HSBC Holdings has completed a “thorough review” of the $400m fraud-related provision reported with its latest results, with chairman Brendan Nelson saying the bank is also changing its risk appetite, reported Bloomberg.
Speaking at the lender’s annual general meeting in London, Nelson said the matter was being treated seriously at board level after the bank took the charge.
“Obviously we cannot comment on names, but clearly fraud of that scale is a serious matter, and we were not very happy in the fact that we had to take the provision against it,” Nelson told shareholders.
The unexpected charge formed part of $1.3bn in expected credit losses for the first quarter.
The provision was connected to the collapse of specialist UK mortgage lender Market Financial Solutions (MFS), the news publication reported citing sources.
In the earnings statement, HSBC referred to the item as a “fraud-related, secondary, securitisation exposure with a financial sponsor in the UK.”
Separately, people told Bloomberg News that the sponsor was Atlas SP Partners, a unit of Apollo Global Management.
Filings from administrators show that two MFS entities had roughly £1bn ($1.36bn) of borrowings from vehicles controlled by Atlas.
Atlas, Apollo’s structured-credit business, had around £400m tied to MFS, equal to about 1% of its balance sheet.

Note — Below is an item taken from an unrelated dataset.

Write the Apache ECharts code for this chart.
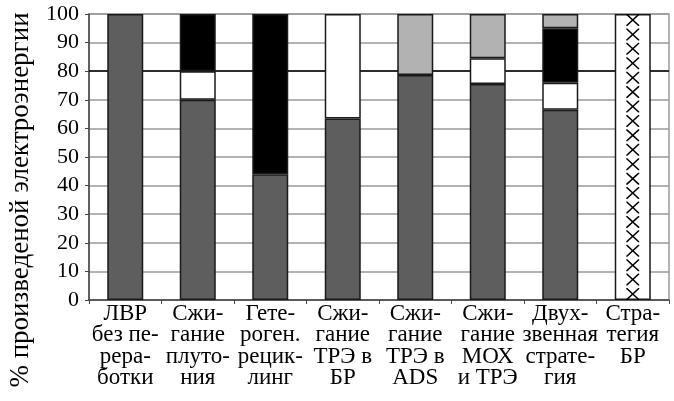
<!DOCTYPE html>
<html>
<head>
<meta charset="utf-8">
<script src="https://cdn.jsdelivr.net/npm/echarts@6/dist/echarts.min.js"></script>
<style>html,body{margin:0;padding:0;background:#fff}#c{width:674px;height:401px}</style>
</head>
<body>
<div id="c"></div>
<script>
var categories = ['ЛВР\nбез пе-\nрера-\nботки', 'Сжи-\nгание\nплуто-\nния', 'Гете-\nроген.\nрецик-\nлинг', 'Сжи-\nгание\nТРЭ в\nБР', 'Сжи-\nгание\nТРЭ в\nADS', 'Сжи-\nгание\nМОХ\nи ТРЭ', 'Двух-\nзвенная\nстрате-\nгия', 'Стра-\nтегия\nБР'];
var darkValues  = [100, 70, 44, 63.5, 78.7, 75.5, 66.5, null];
var whiteValues = [null, 10, null, 36.5, null, 9, 9.5, 100];
var blackValues = [null, 20, 56, null, null, null, 19, null];
var lightValues = [null, null, null, null, 21.3, 15.5, 5, null];
var hatchValues = [null, null, null, null, null, null, null, 100];
var yTicks = [0, 10, 20, 30, 40, 50, 60, 70, 80, 90, 100];
var yAxisTitle = '% произведеной электроэнергии';

var font = '"Liberation Serif", "DejaVu Serif", "Times New Roman", serif';
var border = {borderColor: '#1a1a1a', borderWidth: 1.5};
function barSeries(name, data, color) {
  return {
    name: name, type: 'bar', stack: 'total', data: data, barWidth: 36,
    itemStyle: Object.assign({color: color}, border),
    emphasis: {disabled: true}
  };
}
// thin filled X glyph
var crossPath = 'path://M0,0L0.85,0L5,4.15L9.15,0L10,0L10,0.85L5.85,5L10,9.15L10,10L9.15,10L5,5.85L0.85,10L0,10L0,9.15L4.15,5L0,0.85Z';
var chart = echarts.init(document.getElementById('c'));
var series = [
  barSeries('A', darkValues, '#5e5e5e'),
  barSeries('B', whiteValues, '#ffffff'),
  barSeries('C', blackValues, '#000000'),
  barSeries('D', lightValues, '#b2b2b2'),
  {
    name: 'E', type: 'pictorialBar', data: hatchValues,
    symbol: crossPath,
    symbolSize: [13, 12], symbolRepeat: true, symbolMargin: 1.6,
    symbolClip: false, z: 5,
    itemStyle: {color: '#000'},
    emphasis: {disabled: true}
  }
];
series[0].markLine = {
  silent: true, symbol: 'none', label: {show: false},
  lineStyle: {color: '#000', width: 1.5, type: 'solid'},
  data: [{yAxis: 80}], z: 1
};
chart.setOption({
  animation: false,
  backgroundColor: '#fff',
  grid: {left: 89, right: 5, top: 14, bottom: 101, show: true, borderColor: '#9a9a9a', borderWidth: 1.5, backgroundColor: 'transparent'},
  xAxis: {
    type: 'category', data: categories,
    axisLine: {lineStyle: {color: '#444', width: 1.5}},
    axisTick: {show: true, length: 4, lineStyle: {color: '#444'}},
    axisLabel: {interval: 0, color: '#000', fontFamily: font, fontSize: 23, lineHeight: 21.5, margin: 3}
  },
  yAxis: {
    type: 'value', min: yTicks[0], max: yTicks[yTicks.length - 1], interval: 10,
    axisLine: {show: true, lineStyle: {color: '#444', width: 1.5}},
    axisTick: {show: true, length: 4, lineStyle: {color: '#444'}},
    axisLabel: {color: '#000', fontFamily: font, fontSize: 22, margin: 10},
    splitLine: {show: true, lineStyle: {color: '#9a9a9a', width: 1.5}}
  },
  graphic: [{
    type: 'text', x: 21, y: 200, rotation: Math.PI / 2,
    style: {text: yAxisTitle, fontFamily: font, fontSize: 27, fill: '#000', textAlign: 'center', textVerticalAlign: 'middle'}
  }],
  series: series
});
</script>
</body>
</html>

Nelson said HSBC considers its approach to exposures “very cautious” and does not regard the case as “systemic”. He also said the figure remains a provision, with the final loss still uncertain.
On a results call, chief financial officer Pam Kaur called the issue “idiosyncratic” and a “one-off” issue.
“You must rest assured that this is taken extremely seriously within the group and right up to the board level, and that we have conducted a thorough review,” Nelson said. “There will be things that we will potentially look to address.”
He said the review had not uncovered similar fraud concerns elsewhere.
Nelson added that HSBC is adjusting its risk appetite and applying lessons from the due diligence process, while remaining broadly comfortable with private credit.